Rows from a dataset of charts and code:

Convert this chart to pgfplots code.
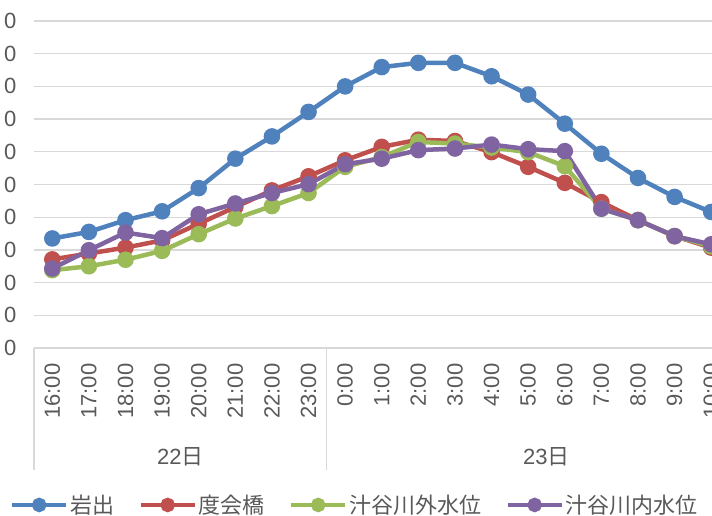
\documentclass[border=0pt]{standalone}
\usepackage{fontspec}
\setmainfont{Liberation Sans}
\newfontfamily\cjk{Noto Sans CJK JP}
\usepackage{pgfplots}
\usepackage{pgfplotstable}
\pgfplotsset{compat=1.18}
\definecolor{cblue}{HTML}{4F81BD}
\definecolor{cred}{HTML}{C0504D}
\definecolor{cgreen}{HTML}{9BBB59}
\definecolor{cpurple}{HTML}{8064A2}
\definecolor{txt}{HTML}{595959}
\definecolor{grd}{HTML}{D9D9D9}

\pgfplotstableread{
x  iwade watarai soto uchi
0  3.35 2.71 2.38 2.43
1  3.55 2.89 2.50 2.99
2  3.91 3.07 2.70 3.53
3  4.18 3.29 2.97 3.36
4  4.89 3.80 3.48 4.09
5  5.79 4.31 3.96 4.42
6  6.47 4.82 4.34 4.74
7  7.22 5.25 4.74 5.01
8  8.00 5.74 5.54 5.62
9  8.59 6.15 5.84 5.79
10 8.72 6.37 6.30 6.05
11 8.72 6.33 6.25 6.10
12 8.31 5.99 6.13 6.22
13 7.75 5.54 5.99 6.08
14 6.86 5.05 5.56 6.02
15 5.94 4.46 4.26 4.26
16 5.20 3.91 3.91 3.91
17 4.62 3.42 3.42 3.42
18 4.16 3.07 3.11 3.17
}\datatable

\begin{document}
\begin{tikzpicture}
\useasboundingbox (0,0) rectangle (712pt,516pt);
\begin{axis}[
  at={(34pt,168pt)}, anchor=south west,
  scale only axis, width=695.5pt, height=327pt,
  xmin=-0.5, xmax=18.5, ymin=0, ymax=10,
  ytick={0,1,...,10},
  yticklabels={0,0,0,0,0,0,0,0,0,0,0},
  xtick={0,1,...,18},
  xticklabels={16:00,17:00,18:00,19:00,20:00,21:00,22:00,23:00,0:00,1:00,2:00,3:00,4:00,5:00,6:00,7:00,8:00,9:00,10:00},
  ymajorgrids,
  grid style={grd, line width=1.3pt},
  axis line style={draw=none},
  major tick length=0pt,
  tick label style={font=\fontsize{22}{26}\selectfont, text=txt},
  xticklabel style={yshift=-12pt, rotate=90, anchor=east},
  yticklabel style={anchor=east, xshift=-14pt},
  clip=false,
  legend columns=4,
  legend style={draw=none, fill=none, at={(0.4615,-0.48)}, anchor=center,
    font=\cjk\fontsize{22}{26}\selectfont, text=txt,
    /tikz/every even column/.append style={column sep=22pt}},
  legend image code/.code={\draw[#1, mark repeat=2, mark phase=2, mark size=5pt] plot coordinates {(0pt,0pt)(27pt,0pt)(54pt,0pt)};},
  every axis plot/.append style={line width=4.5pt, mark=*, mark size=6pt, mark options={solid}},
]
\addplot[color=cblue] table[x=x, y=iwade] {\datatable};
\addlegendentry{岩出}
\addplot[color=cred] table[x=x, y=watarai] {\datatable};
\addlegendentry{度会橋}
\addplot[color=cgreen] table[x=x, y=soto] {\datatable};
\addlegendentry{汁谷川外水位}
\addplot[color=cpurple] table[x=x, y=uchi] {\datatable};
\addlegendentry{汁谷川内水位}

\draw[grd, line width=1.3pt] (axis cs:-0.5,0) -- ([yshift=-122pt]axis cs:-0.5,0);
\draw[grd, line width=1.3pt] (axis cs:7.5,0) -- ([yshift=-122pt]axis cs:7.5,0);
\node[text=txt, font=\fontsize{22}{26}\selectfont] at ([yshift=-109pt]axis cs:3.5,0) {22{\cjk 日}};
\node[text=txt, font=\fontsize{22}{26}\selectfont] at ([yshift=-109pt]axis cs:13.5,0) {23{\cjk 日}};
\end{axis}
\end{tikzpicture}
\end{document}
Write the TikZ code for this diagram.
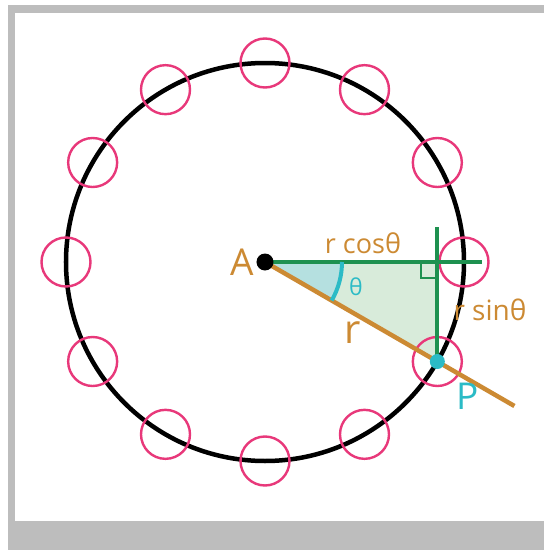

Instructions for the task - Give only the number of lines in the material above that include the word "this".

Final result - 2